Until this week. It was like the writers of CSI:Miami took over, without the shots of women in bikinis to distract the viewer from the badness.

We had an image pulled off a VCR that was magically sharpened, the fingerprint software with the shiny flashy prints, the gratuitous homage to the Matrix, a GPS that couldn’t say where Grissom was (unless you think “COSTA RICA” is reasonable geolocation information), the crazy “never investigate in daylight” flashlight searches…

This one had it all.

But the worst, the WORST of it was the central part of the show, where they figure out who the killer was. See, the killer was in a lecture hall, listening to the old killer-master. And see, the killer-master must have made eye contact with the killer, so they replayed the tapes and WALKED AROUND THE LECTURE HALL figuring out where the killer-master was looking.

Only one problem here. The killer-master was IN JAIL, over a WEBCAM. EVEN IF he had the ability to see the audience (highly unlikely), he would have been looking at a computer monitor. It would have no bearing on where his projected image would be looking in meatspace.

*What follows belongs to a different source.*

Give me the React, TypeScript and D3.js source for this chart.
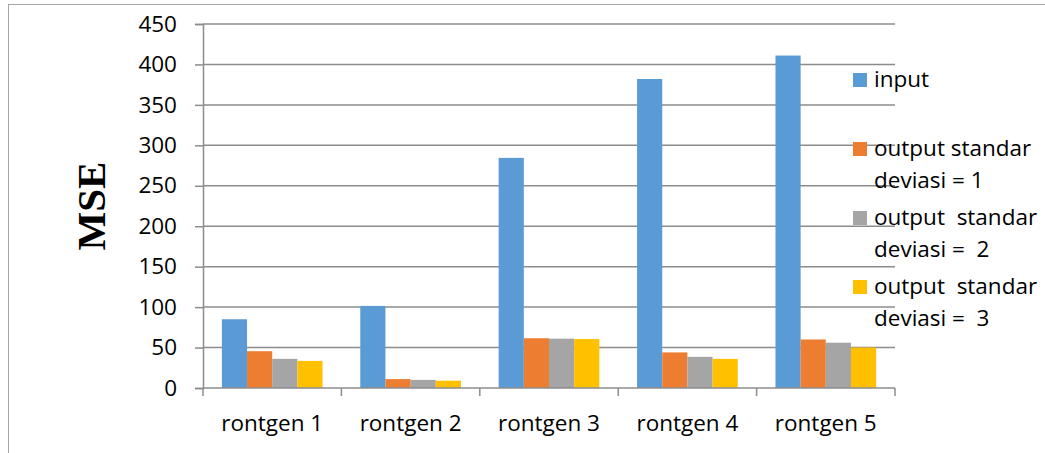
import React, { useEffect, useRef } from 'react'
import * as d3 from 'd3'

const categories = ['rontgen 1', 'rontgen 2', 'rontgen 3', 'rontgen 4', 'rontgen 5']
const seriesNames = ['input', 'output standar deviasi = 1', 'output  standar deviasi =  2', 'output  standar deviasi =  3']
const legendLines = [
  ['input'],
  ['output standar', 'deviasi = 1'],
  ['output  standar', 'deviasi =  2'],
  ['output  standar', 'deviasi =  3'],
]
const inputValues = [85, 101.5, 284.5, 382, 411]
const sd1Values = [45.5, 11, 61.5, 44, 60]
const sd2Values = [36, 10, 61, 38.5, 56]
const sd3Values = [33.5, 9, 60.5, 36, 50]
const yTicks = [0, 50, 100, 150, 200, 250, 300, 350, 400, 450]
const colors = ['#5B9BD5', '#ED7D31', '#A5A5A5', '#FFC000']

const App = () => {
  const ref = useRef<SVGSVGElement>(null)

  useEffect(() => {
    const svg = d3.select(ref.current)
    svg.selectAll('*').remove()

    const left = 203, right = 895, top = 24, bottom = 388
    const font = '"Open Sans", sans-serif'
    const fs = 22.5
    const allSeries = [inputValues, sd1Values, sd2Values, sd3Values]

    // outer chart frame
    svg.append('rect')
      .attr('x', 8.5).attr('y', 4.5)
      .attr('width', 1050).attr('height', 470)
      .attr('fill', 'none').attr('stroke', '#a6a6a6').attr('stroke-width', 1)

    const x0 = d3.scaleBand<string>()
      .domain(categories)
      .range([left, right])
      .paddingInner(1.5 / 5.5)
      .paddingOuter(0.75 / 5.5)

    const x1 = d3.scaleBand<string>()
      .domain(seriesNames)
      .range([0, x0.bandwidth()])

    const y = d3.scaleLinear().domain([0, 450]).range([bottom, top])

    // gridlines
    svg.append('g').selectAll('line')
      .data(yTicks.filter(t => t > 0))
      .enter().append('line')
      .attr('x1', left).attr('x2', right)
      .attr('y1', d => y(d)).attr('y2', d => y(d))
      .attr('stroke', '#8c8c8c').attr('stroke-width', 1.5)

    // y axis
    const yAxis = d3.axisLeft(y).tickValues(yTicks).tickSize(8).tickPadding(18)
    const gy = svg.append('g').attr('transform', `translate(${left},0)`).call(yAxis)
    gy.select('.domain').attr('stroke', '#8c8c8c').attr('stroke-width', 1.5)
    gy.selectAll('.tick line').attr('stroke', '#8c8c8c').attr('stroke-width', 1.5)
    gy.selectAll('.tick text')
      .attr('font-family', font).attr('font-size', fs).attr('fill', '#000')

    // bars
    categories.forEach((c, ci) => {
      const g = svg.append('g').attr('transform', `translate(${x0(c)},0)`)
      g.selectAll('rect')
        .data(allSeries.map((s, si) => ({ name: seriesNames[si], value: s[ci], color: colors[si] })))
        .enter().append('rect')
        .attr('x', d => x1(d.name)!)
        .attr('width', x1.bandwidth())
        .attr('y', d => y(d.value))
        .attr('height', d => bottom - y(d.value))
        .attr('fill', d => d.color)
    })

    // x axis
    const step = x0.step()
    const boundaries = d3.range(categories.length + 1).map(i => left + i * step)
    svg.append('line')
      .attr('x1', left).attr('x2', right)
      .attr('y1', bottom).attr('y2', bottom)
      .attr('stroke', '#8c8c8c').attr('stroke-width', 1.5)
    svg.append('g').selectAll('line')
      .data(boundaries)
      .enter().append('line')
      .attr('x1', d => d).attr('x2', d => d)
      .attr('y1', bottom).attr('y2', bottom + 8)
      .attr('stroke', '#8c8c8c').attr('stroke-width', 1.5)
    svg.append('g').selectAll('text')
      .data(categories)
      .enter().append('text')
      .attr('x', d => x0(d)! + x0.bandwidth() / 2)
      .attr('y', 431)
      .attr('text-anchor', 'middle')
      .attr('font-family', font).attr('font-size', fs)
      .text(d => d)

    // y title
    svg.append('text')
      .attr('transform', 'translate(105,206) rotate(-90)')
      .attr('text-anchor', 'middle')
      .attr('font-family', '"Liberation Serif", "Times New Roman", serif')
      .attr('font-weight', 'bold')
      .attr('font-size', 41)
      .text('MSE')

    // legend
    const legendTops = [73, 142, 211, 280]
    const legend = svg.append('g')
    legendLines.forEach((lines, i) => {
      legend.append('rect')
        .attr('x', 853).attr('y', legendTops[i])
        .attr('width', 14).attr('height', 14)
        .attr('fill', colors[i])
      lines.forEach((ln, li) => {
        legend.append('text')
          .attr('x', 874)
          .attr('y', legendTops[i] + 14 + li * 32)
          .attr('font-family', font).attr('font-size', fs)
          .style('white-space', 'pre')
          .text(ln)
      })
    })
  }, [])

  return (
    <svg ref={ref} width={1045} height={453}
      style={{ position: 'absolute', left: 0, top: 0, background: '#fff' }} />
  )
}

export default App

In the past, the badness of CSI (at least the Vegas version) was limited to the “magic machine” type of bad science. PCR results that came back in minutes, image processing software, flashy fingerprint matchers, that sort of thing. This episode crossed the line, where the badness was no longer limited to glossing over the details. In this episode, it was blatantly false data. It’s like the writers were on the plausible science train and stood up to say “Right, enough of this, this is were we step off.”

To recap:

  • Magic machines: wrong, but ok.
  • Bad fundamentals: wrong, never ok.